When Sheila Weller’s “Girls Like Us: Carole King, Joni Mitchell, Carly Simon — and the Journey of a Generation” was published in 2008 (and is being talked up as a feature film project from Sony Pictures), King was already working on her autobiography. The result, released last spring, is filled with some very telling moments, such as the time in 1967 when Goffin and King were walking down Broadway and Jerry Wexler pulled up in a limo and told the songwriting couple he was “looking for a really big hit for Aretha” and asked: “How about writing a song called ‘Natural Woman’?” The very next day they recorded a piano-vocal demo and delivered it to Wexler.

Aretha Franklin’s version of “A Natural Woman” remains to this day one of King’s favorite covers of her music, even though the list of interpreters is stunning to behold, including Taylor, Streisand, Dusty Springfield, Laura Nyro, Linda Ronstadt, Dionne Warwick, Aerosmith, Amy Winehouse and the Crusaders, to name just a few.

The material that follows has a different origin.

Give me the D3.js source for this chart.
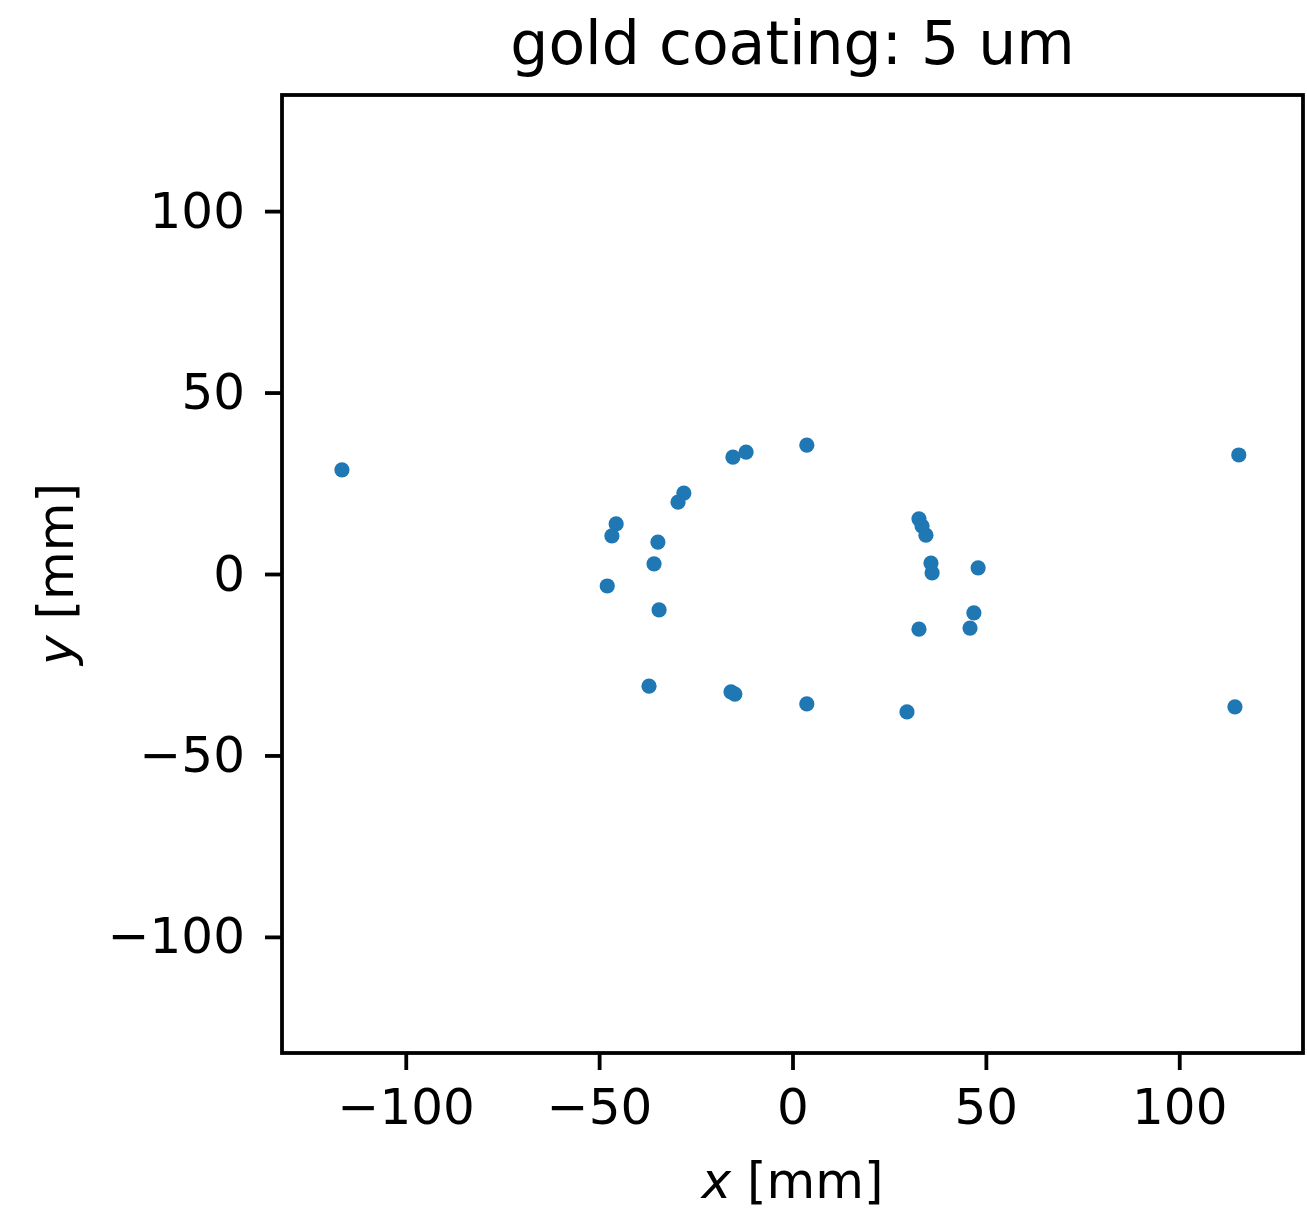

And at Tuesday night’s benefit for the Painted Turtle Camp, modeled after Paul Newman’s Hole in the Wall Camp, the list of artists who will be performing King’s songs includes Alicia Keys, Amy Grant, Herb Alpert, John Legend, Vince Gill and Katy Perry. Jack Nicholson, who’s frequently seen sitting next to Adler at Lakers games, will co-host with Quincy Jones.

“I’ll be joining them onstage at some point,” says King, “but it’s really going to be a lovely evening of seeing all these people perform my songs; few things give me greater pleasure.”

King, a multiple Grammy winner who’s been inducted into both the Songwriters Hall of Fame and the Rock and Roll Hall of Fame, continues to carry the torch for her fellow artisans. At the 60th Annual BMI Pop Awards in May, she declared, “I am truly first, last and always a songwriter.” She has generously passed that torch to future generations, including her daughter Louise Goffin, who has enjoyed a career as a singer-songwriter in her own right, and produced and co-wrote three of the songs on a recent holiday album by King, “A Holiday Carole.”

And while King’s music has begun to take a back seat to her environmental and political activism as of late, that doesn’t mean she’s ready to retire just yet, despite rumors to the contrary. She’s embarking on a tour of Australia in February, and tries to keep up with current acts best as she can.

“I haven’t been paying as much attention as I should,” she admits. “Music is alive and well out there. It’s a different business. But as long as there are people with hearts and minds who fall in love, think and feel, then music will always be meaningful.”

Solo shots

Tapestry (1971):
“Tapestry” certified Diamond by RIAA with over 10 million copies sold domestically, and more than 25 million worldwide, and still holds the record for most consecutive weeks (15) at No. 1 on the Billboard 200 by a female solo artist.

Carole King: Music (1971):
King’s second album to hit No. 1 on the Billboard 200, “Music” holds a Platinum certification with over a million copies sold to date.

Rhymes & Reasons (1972):
Hit No. 2 on the Billboard 200 and No. 1 on the Canadian RPM Albums chart. The popular single “Been to Canaan” peaked at No. 24 on the Billboard Hot 100.

Wrap Around Joy (1974):
The Billboard album chart topper, certified Gold by the RIAA, produced two Top 10 singles: “Jazzman” and “Nightingale”

Live at the Troubadour (2012):
King’s first top-10 album since 1976, “Live at the Troubadour” — a collaboration with James Taylor — snagged No. 4 on the Billboard 200 at the time of release and has sold 648,000 copies to date.